2004 hatte eine Forschungsgruppe im Auftrag der EU-Kommission die Bergwerke in sämtlichen osteuropäischen Ländern kurz vor deren EU-Beitritt kartografiert. Sie zählte 1.060 aktive Bergwerksanlagen, 715 verlassene Minen und 1.255 gesonderte Abraumhalden.

2006 hatte die EU-Kommission als Reaktion auf die Umweltkatastrophen 1998 in Donana in Spanien und 2000 in Baia Mare in Rumänien eine Richtlinie verabschiedet, die genau festlegt, wie Abfälle der mineralgewinnenden Industrie behandelt werden müssen.

Auf dem Foto vom Juni 2010 ist schon zu sehen, dass das Becken mit dem Rotschlamm nicht mehr dicht ist. Bild: dpa/wwf

Andreas Beckmann, beim WWF für die Donauregion zuständig, hält das europäische Rahmengesetz im Prinzip für ausreichend. Problematisch sei aber die von der betroffenen Industrie damals durchgesetzte lange Umsetzungsfrist bis 2012. Deshalb komme das Gesetz zu spät, auch für die Aluminiumfabrik Ajka, die nun die Umweltkatastrophe auslöste.

Ungeklärt sei auch, wer für die Giftlager von stillgelegten Betrieben verantwortlich sei. In Osteuropa habe es nach dem Zusammenbruch des Kommunismus viele Pleiten gegeben.

"Die EU-Kommission muss unbedingt ein neues Inventar riskanter Produktionsstätten und Abfallbecken erstellen lassen", sagte Beckmann der taz. "Von den Risiken bei Ajka haben wir bis zum Tag der Katastrophe keine Ahnung gehabt."
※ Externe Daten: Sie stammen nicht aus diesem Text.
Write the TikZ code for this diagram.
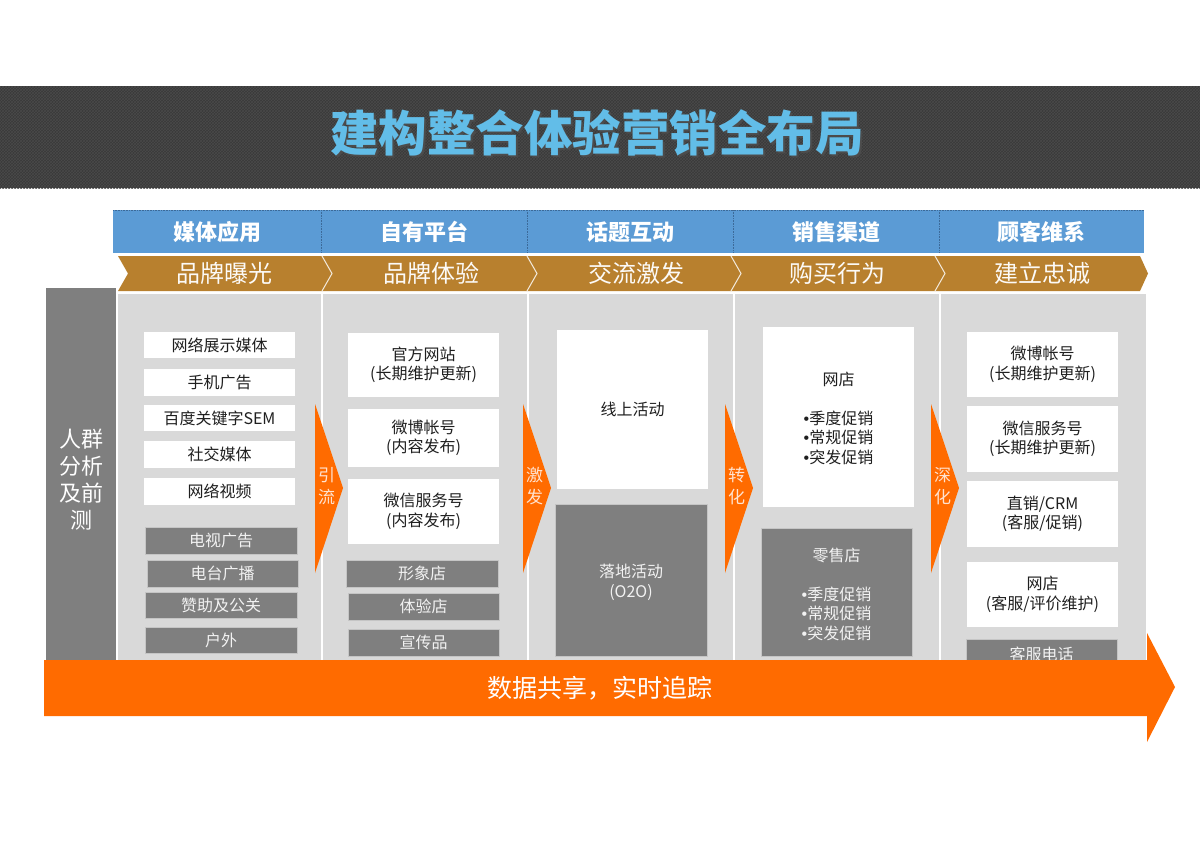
\documentclass[tikz,border=0pt]{standalone}
\usepackage{fontspec}
\setmainfont{Noto Sans CJK SC}
\newfontfamily\latinf{Liberation Sans}
\newcommand\bul{{\latinf •}}
\usetikzlibrary{patterns}
\definecolor{hblue}{HTML}{5B9BD5}
\definecolor{hbluedark}{HTML}{3C6A99}
\definecolor{hbrown}{HTML}{B8802E}
\definecolor{barbg}{HTML}{393939}
\definecolor{barpat}{HTML}{4A4A4A}
\definecolor{ttlblue}{HTML}{62BDE8}
\definecolor{pgrey}{HTML}{D9D9D9}
\definecolor{dgrey}{HTML}{7F7F7F}
\definecolor{orng}{HTML}{FF6B00}
\definecolor{peach}{HTML}{FFE2CF}
\begin{document}
\begin{tikzpicture}[x=1pt,y=-1pt,
  wbox/.style={fill=white, draw=none, inner sep=0pt, align=center,
    font=\fontsize{16}{19.5}\selectfont, text=black!88},
  gbox/.style={fill=dgrey, draw=white!55!dgrey, line width=0.6pt, inner sep=0pt, align=center,
    font=\fontsize{16}{19.5}\selectfont, text=white!95!black},
  hdtext/.style={font=\fontsize{22}{24}\selectfont\bfseries, text=white},
  brtext/.style={font=\fontsize{24}{26}\selectfont, text=white!96!hbrown},
  arlabel/.style={font=\fontsize{17}{22}\selectfont, text=peach, align=center, inner sep=0pt},
  oarrow/.style={fill=orng, draw=none}
]
\useasboundingbox (0,0) rectangle (1200,849);
\fill[white] (0,0) rectangle (1200,849);

% title bar
\fill[barbg] (0,86) rectangle (1200,188);
\fill[pattern=crosshatch, pattern color=barpat] (0,86) rectangle (1200,188);
\node[font=\fontsize{48.5}{50}\selectfont\bfseries, text=black!70] at (599,135) {建构整合体验营销全布局};
\node[font=\fontsize{48.5}{50}\selectfont\bfseries, text=ttlblue] (title) at (597,133) {建构整合体验营销全布局};

% blue header row
\fill[hblue] (113,210) rectangle (1144,253);
\draw[hbluedark, densely dotted, line width=0.6pt] (113,210.5) -- (1144,210.5);
\foreach \xx in {321,527,733,939} \draw[hbluedark, densely dotted, line width=0.6pt] (\xx,210) -- (\xx,253);
\node[hdtext] (h1) at (217,232) {媒体应用};
\node[hdtext] (h2) at (424,232) {自有平台};
\node[hdtext] (h3) at (630,232) {话题互动};
\node[hdtext] (h4) at (836,232) {销售渠道};
\node[hdtext] (h5) at (1041.5,232) {顾客维系};

% brown chevron row
\fill[hbrown] (118,256) -- (1140,256) -- (1148,273.5) -- (1140,291) -- (118,291) -- (128,273.5) -- cycle;
\foreach \xx in {322,527,731,935} \draw[white!85!hbrown, line width=1pt] (\xx,256) -- (\xx+10,273.5) -- (\xx,291);
\node[brtext] (b1) at (224,273) {品牌曝光};
\node[brtext] (b2) at (431,273) {品牌体验};
\node[brtext] (b3) at (636,273) {交流激发};
\node[brtext] (b4) at (837,273) {购买行为};
\node[brtext] (b5) at (1042,273) {建立忠诚};

% left grey bar
\fill[dgrey] (46,288) rectangle (116,705);
\node[font=\fontsize{22}{27}\selectfont, text=white, align=center, inner sep=0pt] (crowd) at (81,480) {人群\\分析\\及前\\测};

% light grey panel
\fill[pgrey] (118,294) rectangle (1146,700);
\foreach \xx in {322,528,734,940} \draw[white, line width=1.5pt] (\xx,294) -- (\xx,700);

% column 1
\node[wbox, minimum width=151pt, minimum height=26pt] (c1a) at (219.5,345) {网络展示媒体};
\node[wbox, minimum width=151pt, minimum height=27pt] (c1b) at (219.5,382.5) {手机广告};
\node[wbox, minimum width=151pt, minimum height=26pt] (c1c) at (219.5,418) {百度关键字SEM};
\node[wbox, minimum width=151pt, minimum height=27pt] (c1d) at (219.5,454.5) {社交媒体};
\node[wbox, minimum width=151pt, minimum height=27pt] (c1e) at (219.5,491.5) {网络视频};
\node[gbox, minimum width=152pt, minimum height=27pt] (c1f) at (221,540.5) {电视广告};
\node[gbox, minimum width=151pt, minimum height=27pt] (c1g) at (222.5,573.5) {电台广播};
\node[gbox, minimum width=152pt, minimum height=26pt] (c1h) at (221,605) {赞助及公关};
\node[gbox, minimum width=152pt, minimum height=26pt] (c1i) at (221,640) {户外};

% column 2
\node[wbox, minimum width=151pt, minimum height=64pt] (c2a) at (423.5,365) {官方网站\\(长期维护更新)};
\node[wbox, minimum width=151pt, minimum height=58pt] (c2b) at (423.5,438) {微博帐号\\(内容发布)};
\node[wbox, minimum width=151pt, minimum height=65pt] (c2c) at (423.5,511.5) {微信服务号\\(内容发布)};
\node[gbox, minimum width=152pt, minimum height=27pt] (c2d) at (422,573.5) {形象店};
\node[gbox, minimum width=151pt, minimum height=27pt] (c2e) at (423.5,606.5) {体验店};
\node[gbox, minimum width=151pt, minimum height=27pt] (c2f) at (423.5,642.5) {宣传品};

% column 3
\node[wbox, minimum width=151pt, minimum height=159pt] (c3a) at (632.5,409.5) {线上活动};
\node[gbox, minimum width=152pt, minimum height=152pt] (c3b) at (631,580) {};
\node[font=\fontsize{16}{20}\selectfont, text=white!95!black, align=center, inner sep=0pt] (c3bt) at (631,582) {落地活动\\(O2O)};

% column 4
\node[wbox, minimum width=151pt, minimum height=180pt] (c4a) at (838.5,417) {};
\node[font=\fontsize{16}{19.5}\selectfont, text=black!88, align=center, inner sep=0pt] (c4at) at (838.5,418) {网店\\[19.5pt]\bul 季度促销\\\bul 常规促销\\\bul 突发促销};
\node[gbox, minimum width=151pt, minimum height=128pt] (c4b) at (836.5,592) {};
\node[font=\fontsize{16}{19.5}\selectfont, text=white!95!black, align=center, inner sep=0pt] (c4bt) at (836.5,594) {零售店\\[19.5pt]\bul 季度促销\\\bul 常规促销\\\bul 突发促销};

% column 5
\node[wbox, minimum width=151pt, minimum height=65pt] (c5a) at (1042.5,364.5) {微博帐号\\(长期维护更新)};
\node[wbox, minimum width=151pt, minimum height=66pt] (c5b) at (1042.5,439) {微信服务号\\(长期维护更新)};
\node[wbox, minimum width=151pt, minimum height=66pt] (c5c) at (1042.5,514) {直销/CRM\\(客服/促销)};
\node[wbox, minimum width=151pt, minimum height=65pt] (c5d) at (1042.5,594.5) {网店\\(客服/评价维护)};
\node[gbox, minimum width=151pt, minimum height=30pt] (c5e) at (1041.5,654) {客服电话};

% orange step arrows
\foreach \xx/\lab/\nm in {315/{引\\流}/a1, 523/{激\\发}/a2, 725/{转\\化}/a3, 931/{深\\化}/a4} {
  \fill[oarrow] (\xx,404) -- (\xx+28,488) -- (\xx,573) -- cycle;
  \node[arlabel] (\nm) at (\xx+11.5,486) {\lab};
}

% bottom big arrow
\fill[oarrow] (44,660) -- (1147,660) -- (1147,633) -- (1175,687) -- (1147,742) -- (1147,716) -- (44,716) -- cycle;
\node[font=\fontsize{25}{28}\selectfont, text=white] (data) at (600,688) {数据共享，实时追踪};
\end{tikzpicture}
\end{document}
Inzwischen hat der WWF ein Foto veröffentlicht, das vom Juni stammt und deutliche Risse im Damm des Rotschlammbeckens zeigt. Das Foto nahm die Firma Interspect auf, die beauftragt war, Schlammbecken, Bergbauaktivitäten und andere gefährliche Industriezonen zu fotografieren. Ein Firmensprecher erklärte, das Becken bei Kolontár sei besonders aufgefallen, da es so nah an Wohnhäusern liege.

Martin Geiger vom WWF Deutschland fordert, dass die EU die Richtlinie über Abfälle aus der mineralgewinnenden Industrie verschärft. Es könne nicht "angehen, dass hochgiftige Schlämme aus der Aluminiumherstellung nur durch Erddämme gesichert" seien. Ungarn solle seine anstehende EU-Ratspräsidentschaft dafür nutzen, strengere Kontrollen einzuführen.